Mathieu was the subject of solo exhibitions at the Montreal Museum of Fine Arts and The Power Plant (Toronto). He also participated in group exhibitions at the Musée d’art contemporain de Montréal, the Phi Foundation (Montreal), the AGO (Toronto), Gagosian Gallery (London), the Song Museum (Beijing), The Perez Art Museum (Miami) and the Kunstmuseum (Stuttgart). The Longlati Foundation and the Museum of Contemporary Art North Miami will present solo exhibitions of his work in 2022 and 2023.

 

RAJNI PERERA

The work of Sri Lanka-born artist Rajni Perera explores diasporic mythology through the lens of science fiction. Drawing upon her own rich visual experience of immigrant culture, and her environmental concerns arising from colonialism and the ravages of capitalist-driven resource extraction, she imagines an off-world that is triumphant.

 

CINDY PHENIX

Cindy Phenix’s work focuses on the relationship between the public and private spheres. She explores the various norms that govern them, the dynamic of their coexistence, the power relations they are the site of and the emotions they trigger. To this end, the artist creates complex scenes that convey powerful narrative and affective movements.

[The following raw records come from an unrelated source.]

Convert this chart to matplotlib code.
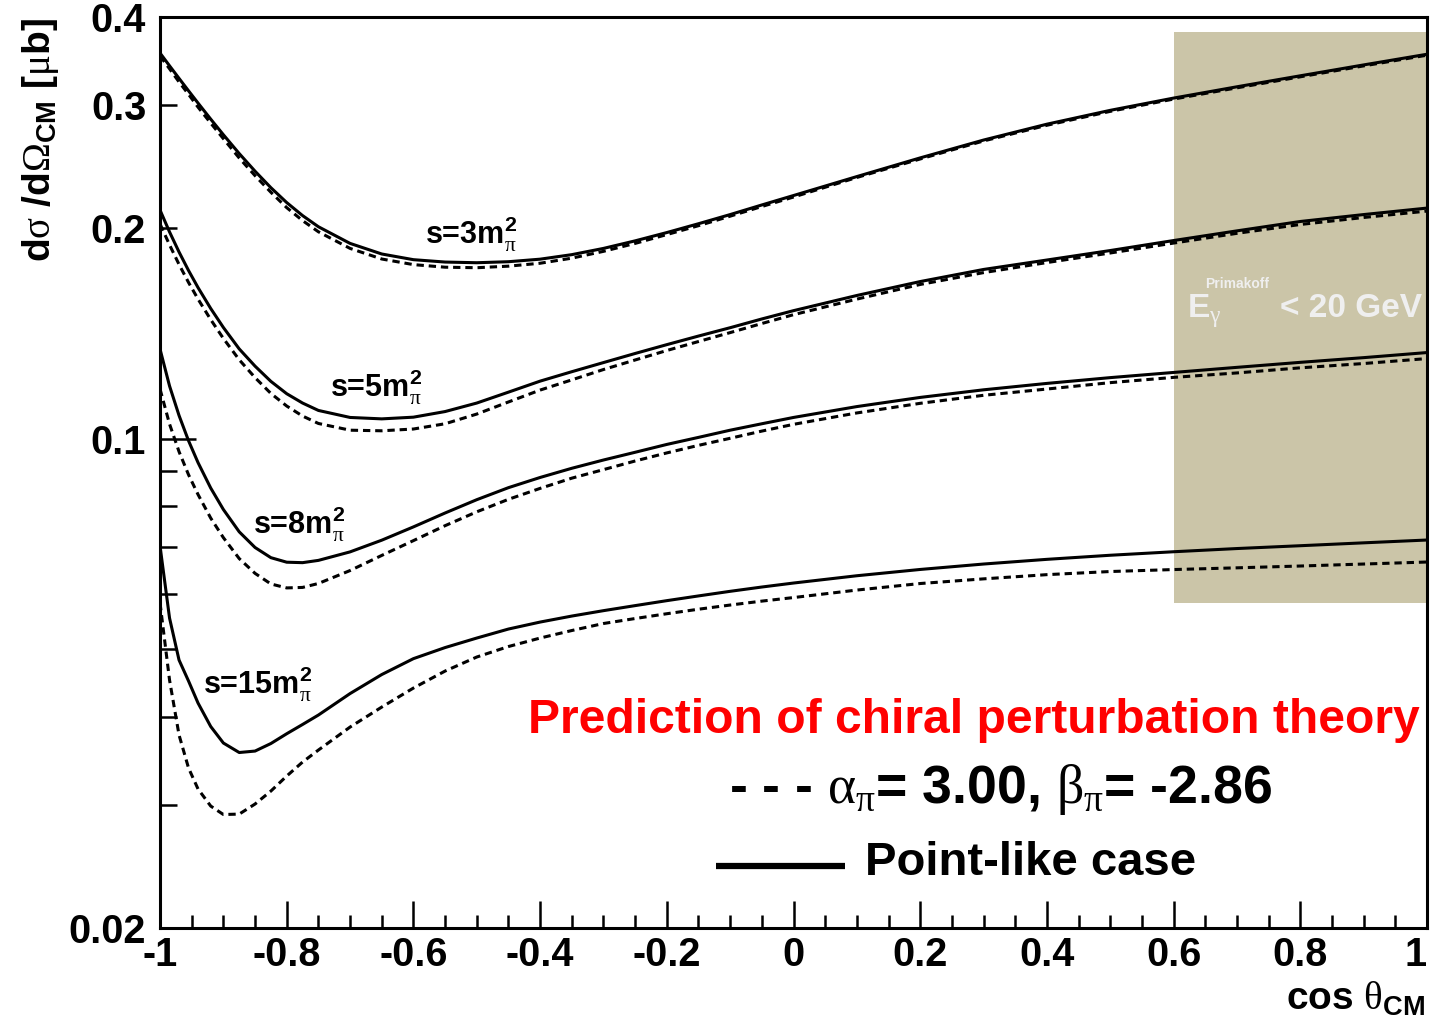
import matplotlib
matplotlib.use("Agg")
import matplotlib.pyplot as plt
from matplotlib.patches import Rectangle
from matplotlib.ticker import FixedLocator, FixedFormatter

# ---------------------------------------------------------------------------
# Data: gamma-pi Compton cross sections dsigma/dOmega [mub] vs cos(theta_CM)
# ---------------------------------------------------------------------------
cos_theta = [-1.0, -0.985, -0.97, -0.955, -0.94, -0.92, -0.9, -0.875, -0.85, -0.825,
             -0.8, -0.775, -0.75, -0.7, -0.65, -0.6, -0.55, -0.5, -0.45, -0.4,
             -0.35, -0.3, -0.25, -0.2, -0.15, -0.1, -0.05, 0.0, 0.1, 0.2,
             0.3, 0.4, 0.5, 0.6, 0.7, 0.8, 0.9, 1.0]

# point-like (Born) case, solid lines
s3_point = [0.3553, 0.3407, 0.3269, 0.3138, 0.3014, 0.2859, 0.2716, 0.2553, 0.2409, 0.2282,
            0.2173, 0.2082, 0.2007, 0.1900, 0.1835, 0.1801, 0.1787, 0.1783, 0.1789, 0.1804,
            0.1831, 0.1869, 0.1916, 0.1969, 0.2027, 0.2089, 0.2156, 0.2224, 0.2367, 0.2517,
            0.2669, 0.2812, 0.2943, 0.3064, 0.3180, 0.3297, 0.3417, 0.3539]
s5_point = [0.2120, 0.1973, 0.1847, 0.1738, 0.1643, 0.1534, 0.1441, 0.1343, 0.1269, 0.1207,
            0.1159, 0.1124, 0.1097, 0.1072, 0.1067, 0.1073, 0.1093, 0.1124, 0.1165, 0.1208,
            0.1246, 0.1284, 0.1323, 0.1362, 0.1401, 0.1440, 0.1482, 0.1523, 0.1601, 0.1676,
            0.1744, 0.1799, 0.1856, 0.1918, 0.1980, 0.2042, 0.2089, 0.2134]
s8_point = [0.1342, 0.1189, 0.1079, 0.0993, 0.0924, 0.0850, 0.0792, 0.0736, 0.0699, 0.0676,
            0.0666, 0.0665, 0.0670, 0.0689, 0.0716, 0.0748, 0.0783, 0.0818, 0.0851, 0.0880,
            0.0907, 0.0932, 0.0956, 0.0981, 0.1004, 0.1028, 0.1050, 0.1072, 0.1111, 0.1145,
            0.1174, 0.1199, 0.1222, 0.1243, 0.1264, 0.1285, 0.1305, 0.1327]
s15_point = [0.07024, 0.05543, 0.04828, 0.04506, 0.04191, 0.03880, 0.03675, 0.03562, 0.03579, 0.03669,
             0.03789, 0.03906, 0.04029, 0.04324, 0.04603, 0.04850, 0.05030, 0.05190, 0.05346, 0.05470,
             0.05579, 0.05679, 0.05774, 0.05869, 0.05961, 0.06052, 0.06138, 0.06219, 0.06370, 0.06503,
             0.06620, 0.06723, 0.06814, 0.06893, 0.06966, 0.07031, 0.07098, 0.07164]

# ChPT prediction with alpha_pi = 3.00, beta_pi = -2.86, dashed lines
s3_chpt = [0.3519, 0.3374, 0.3231, 0.3102, 0.2974, 0.2822, 0.2681, 0.2516, 0.2374, 0.2248,
           0.2137, 0.2048, 0.1974, 0.1869, 0.1805, 0.1772, 0.1757, 0.1754, 0.1763, 0.1780,
           0.1810, 0.1851, 0.1900, 0.1956, 0.2014, 0.2078, 0.2145, 0.2213, 0.2360, 0.2508,
           0.2661, 0.2802, 0.2933, 0.3054, 0.3169, 0.3286, 0.3406, 0.3528]
s5_chpt = [0.2025, 0.1891, 0.1773, 0.1671, 0.1582, 0.1479, 0.1390, 0.1296, 0.1222, 0.1160,
           0.1113, 0.1077, 0.1051, 0.1028, 0.1026, 0.1032, 0.1050, 0.1084, 0.1128, 0.1173,
           0.1213, 0.1255, 0.1295, 0.1336, 0.1376, 0.1417, 0.1460, 0.1503, 0.1582, 0.1660,
           0.1726, 0.1784, 0.1841, 0.1902, 0.1964, 0.2022, 0.2069, 0.2113]
s8_chpt = [0.1177, 0.1049, 0.0958, 0.0888, 0.0832, 0.0770, 0.0722, 0.0674, 0.0642, 0.0620,
           0.0612, 0.0613, 0.0621, 0.0648, 0.0681, 0.0715, 0.0751, 0.0786, 0.0819, 0.0849,
           0.0878, 0.0903, 0.0929, 0.0954, 0.0978, 0.1001, 0.1025, 0.1048, 0.1088, 0.1123,
           0.1153, 0.1177, 0.1202, 0.1223, 0.1241, 0.1262, 0.1280, 0.1301]
s15_chpt = [0.05823, 0.04521, 0.03773, 0.03385, 0.03159, 0.02987, 0.02905, 0.02909, 0.03007, 0.03138,
            0.03297, 0.03452, 0.03591, 0.03873, 0.04136, 0.04403, 0.04656, 0.04876, 0.05047, 0.05190,
            0.05320, 0.05444, 0.05534, 0.05622, 0.05706, 0.05785, 0.05860, 0.05929, 0.06077, 0.06209,
            0.06305, 0.06393, 0.06459, 0.06501, 0.06538, 0.06577, 0.06620, 0.06664]

# Primakoff kinematic region (E_gamma < 20 GeV)
primakoff_cos = [0.6, 1.0]
primakoff_sigma = [0.0582, 0.381]

x_ticks = [-1.0, -0.8, -0.6, -0.4, -0.2, 0.0, 0.2, 0.4, 0.6, 0.8, 1.0]
x_tick_labels = ["-1", "-0.8", "-0.6", "-0.4", "-0.2", "0", "0.2", "0.4", "0.6", "0.8", "1"]
x_minor = [round(-1 + 0.05 * i, 2) for i in range(41)]
y_major = [0.02, 0.1]
y_major_labels = ["0.02", "0.1"]
y_minor = [0.03, 0.04, 0.05, 0.06, 0.07, 0.08, 0.09, 0.2, 0.3, 0.4]
y_minor_labels = ["", "", "", "", "", "", "", "0.2", "0.3", "0.4"]

# ---------------------------------------------------------------------------
plt.rcParams.update({
    "font.family": ["Liberation Sans", "DejaVu Sans"],
    "font.weight": "bold",
    "mathtext.fontset": "custom",
    "mathtext.rm": "Liberation Sans:weight=bold",
    "mathtext.bf": "Liberation Sans:weight=bold",
    "mathtext.sf": "Liberation Sans:weight=bold",
    "mathtext.it": "Liberation Serif:weight=normal:style=normal",
    "mathtext.cal": "Liberation Serif:weight=normal:style=normal",
    "mathtext.default": "rm",
})

fig = plt.figure(figsize=(14.34, 10.25), dpi=100)
ax = fig.add_axes([0.1116, 0.0946, 0.8835, 0.8888])
ax.set_yscale("log")
ax.set_xlim(-1, 1)
ax.set_ylim(0.02, 0.4)

# shaded Primakoff region
ax.add_patch(Rectangle((primakoff_cos[0], primakoff_sigma[0]),
                       primakoff_cos[1] - primakoff_cos[0],
                       primakoff_sigma[1] - primakoff_sigma[0],
                       facecolor="#cbc5a8", edgecolor="none", zorder=0.5))

lw = 2.2
dash = (0, (2.4, 1.6))
for point, chpt in [(s3_point, s3_chpt), (s5_point, s5_chpt),
                    (s8_point, s8_chpt), (s15_point, s15_chpt)]:
    ax.plot(cos_theta, point, color="black", lw=lw, zorder=3)
    ax.plot(cos_theta, chpt, color="black", lw=lw, linestyle=dash, zorder=3)

# curve labels
lab_kw = dict(fontsize=22, fontweight="bold", ha="left", va="baseline", zorder=4)
ax.text(-0.582, 0.190, r"s=3m$^{2}_{\mathit{\pi}}$", **lab_kw)
ax.text(-0.732, 0.115, r"s=5m$^{2}_{\mathit{\pi}}$", **lab_kw)
ax.text(-0.853, 0.0733, r"s=8m$^{2}_{\mathit{\pi}}$", **lab_kw)
ax.text(-0.932, 0.0433, r"s=15m$^{2}_{\mathit{\pi}}$", **lab_kw)

# Primakoff box annotation
box_col = "#efefef"
ax.text(0.621, 0.149, r"E$_{\mathit{\gamma}}$", fontsize=24, color=box_col,
        ha="left", va="baseline", zorder=4)
ax.text(0.650, 0.164, "Primakoff", fontsize=10, color=box_col,
        ha="left", va="baseline", zorder=4)
ax.text(0.768, 0.149, "< 20 GeV", fontsize=24, color=box_col,
        ha="left", va="baseline", zorder=4)

# prediction text and legend
ax.text(0.6425, 0.214, "Prediction of chiral perturbation theory", color="red",
        fontsize=34.6, ha="center", va="baseline", transform=ax.transAxes)
ax.text(0.4491, 0.1372,
        r"- - - $\mathit{\alpha}_{\mathit{\pi}}$= 3.00, $\mathit{\beta}_{\mathit{\pi}}$= -2.86",
        fontsize=38.6, ha="left", va="baseline", transform=ax.transAxes)
ax.plot([0.439, 0.5406], [0.0681, 0.0681], color="black", lw=4.5,
        transform=ax.transAxes, solid_capstyle="butt")
ax.text(0.5564, 0.0582, "Point-like case", fontsize=34, ha="left", va="baseline",
        transform=ax.transAxes)

# axes styling
for sp in ax.spines.values():
    sp.set_linewidth(2.2)
ax.xaxis.set_major_locator(FixedLocator(x_ticks))
ax.xaxis.set_major_formatter(FixedFormatter(x_tick_labels))
ax.xaxis.set_minor_locator(FixedLocator(x_minor))
ax.yaxis.set_major_locator(FixedLocator(y_major))
ax.yaxis.set_major_formatter(FixedFormatter(y_major_labels))
ax.yaxis.set_minor_locator(FixedLocator(y_minor))
ax.yaxis.set_minor_formatter(FixedFormatter(y_minor_labels))

ax.tick_params(which="both", direction="in", top=False, right=False,
               width=1.8, labelsize=28.5)
ax.xaxis.set_tick_params(which="major", length=19.5, pad=6)
ax.xaxis.set_tick_params(which="minor", length=9.4, pad=6)
ax.yaxis.set_tick_params(which="major", length=26, pad=10)
ax.yaxis.set_tick_params(which="minor", length=12, pad=10)
for lbl in ax.get_xticklabels() + ax.get_yticklabels(minor=True) + ax.get_yticklabels():
    lbl.set_fontweight("bold")
# keep the last x label inside the canvas
ax.get_xticklabels()[-1].set_horizontalalignment("right")
ax.get_xticklabels()[-1].set_x(1.006)

fig.text(0.0279, 0.863,
         r"d$\mathit{\sigma}$ /d$\mathcal{\Omega}_{\mathrm{CM}}$ [$\mathit{\mu}$b]",
         rotation=90, fontsize=28, ha="center", va="center")
fig.text(0.9937, 0.0146, r"cos $\mathit{\theta}_{\mathrm{CM}}$", fontsize=28,
         ha="right", va="baseline")

fig.savefig("out.png", dpi=100)
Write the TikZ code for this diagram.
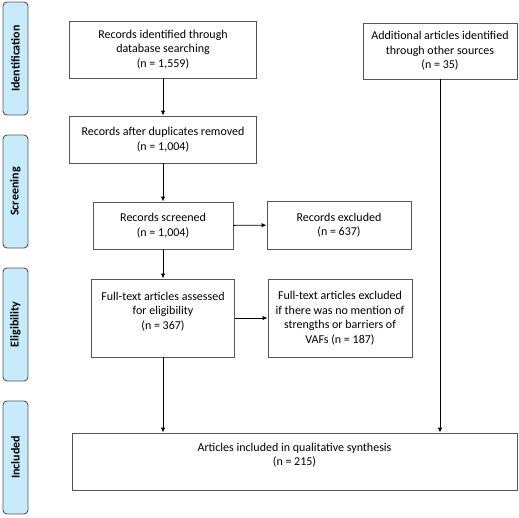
\documentclass[tikz,border=0pt]{standalone}
\usepackage{fontspec}
\setmainfont{Carlito}
\usetikzlibrary{arrows.meta}
\definecolor{phasefill}{HTML}{C8EBFB}
\definecolor{boxline}{HTML}{555555}
\tikzset{
  phase/.style={draw=boxline, fill=phasefill, rounded corners=4pt, line width=0.9pt, inner sep=0pt},
  phasetext/.style={rotate=90, font=\fontsize{12}{14}\selectfont\bfseries},
  flowbox/.style={draw=boxline, line width=0.9pt, align=center, inner sep=0pt, font=\fontsize{12}{14.5}\selectfont},
  arr/.style={-{Latex[length=5pt,width=4.5pt]}, line width=0.9pt}
}
\begin{document}
\begin{tikzpicture}[x=1pt,y=1pt]
\useasboundingbox (0,0) rectangle (519,-517);
% phase labels
\node[phase, minimum width=25pt, minimum height=113pt] (pI) at (15.5,-58.5) {};
\node[phasetext] (tI) at (pI.center) {Identification};
\node[phase, minimum width=25pt, minimum height=113pt] (pS) at (15.5,-191.5) {};
\node[phasetext] (tS) at (pS.center) {Screening};
\node[phase, minimum width=25pt, minimum height=113pt] (pE) at (15.5,-324.5) {};
\node[phasetext] (tE) at (pE.center) {Eligibility};
\node[phase, minimum width=25pt, minimum height=113pt] (pN) at (15.5,-457.5) {};
\node[phasetext] (tN) at (pN.center) {Included};
% flow boxes
\node[flowbox, minimum width=187pt, minimum height=57pt] (b1) at (163,-49.5)
  {Records identified through\\database searching\\(n = 1,559)};
\node[flowbox, minimum width=187pt, minimum height=47pt] (b2) at (163,-139.5)
  {Records after duplicates removed\\(n = 1,004)};
\node[flowbox, minimum width=140pt, minimum height=47pt] (b3) at (163,-225.5)
  {Records screened\\(n = 1,004)};
\node[flowbox, minimum width=143pt, minimum height=78pt] (b4) at (163,-318)
  {Full-text articles assessed\\for eligibility\\(n = 367)\\\mbox{}};
\node[flowbox, minimum width=154pt, minimum height=56pt] (add) at (440,-51)
  {Additional articles identified\\through other sources\\(n = 35)};
\node[flowbox, minimum width=144pt, minimum height=48pt] (ex1) at (339,-225)
  {Records excluded\\(n = 637)};
\node[flowbox, minimum width=144pt, minimum height=78pt] (ex2) at (340,-318)
  {Full-text articles excluded\\if there was no mention of\\strengths or barriers of\\VAFs (n = 187)};
\node[flowbox, minimum width=445pt, minimum height=57pt] (fin) at (294.5,-461.5)
  {Articles included in qualitative synthesis\\(n = 215)\\\mbox{}};
% connectors
\draw[arr] (b1) -- (b2);
\draw[arr] (b2) -- (b3);
\draw[arr] (b3) -- (b4);
\draw[arr] (b3) -- (ex1);
\draw[arr] (b4) -- (ex2);
\draw[arr] (b4.south) -- (b4.south |- fin.north);
\draw[arr] (add.south) -- (add.south |- fin.north);
\end{tikzpicture}
\end{document}
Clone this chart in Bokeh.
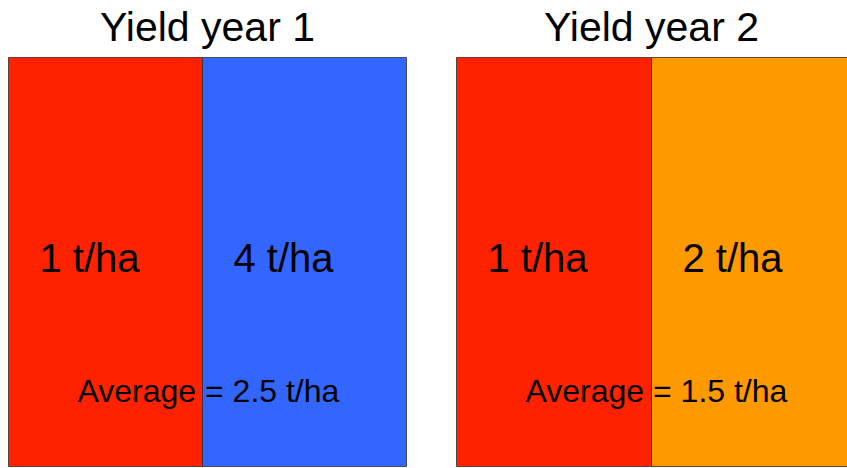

Phenix draws her inspiration from participation/discussion groups that she organizes and leads. Through collaborative projects and shared experiences, these groups aim to raise awareness of feminine experience. At first, the women are led to interact with artworks, to take part in games and to position their bodies in installations created by the artist. They are then invited to share anecdotes and reflections as part of the discussions that Phenix guides. The bodily performances and stories shared in the process serve as fertile analysis ground for the artist who reinterprets them in her compositions.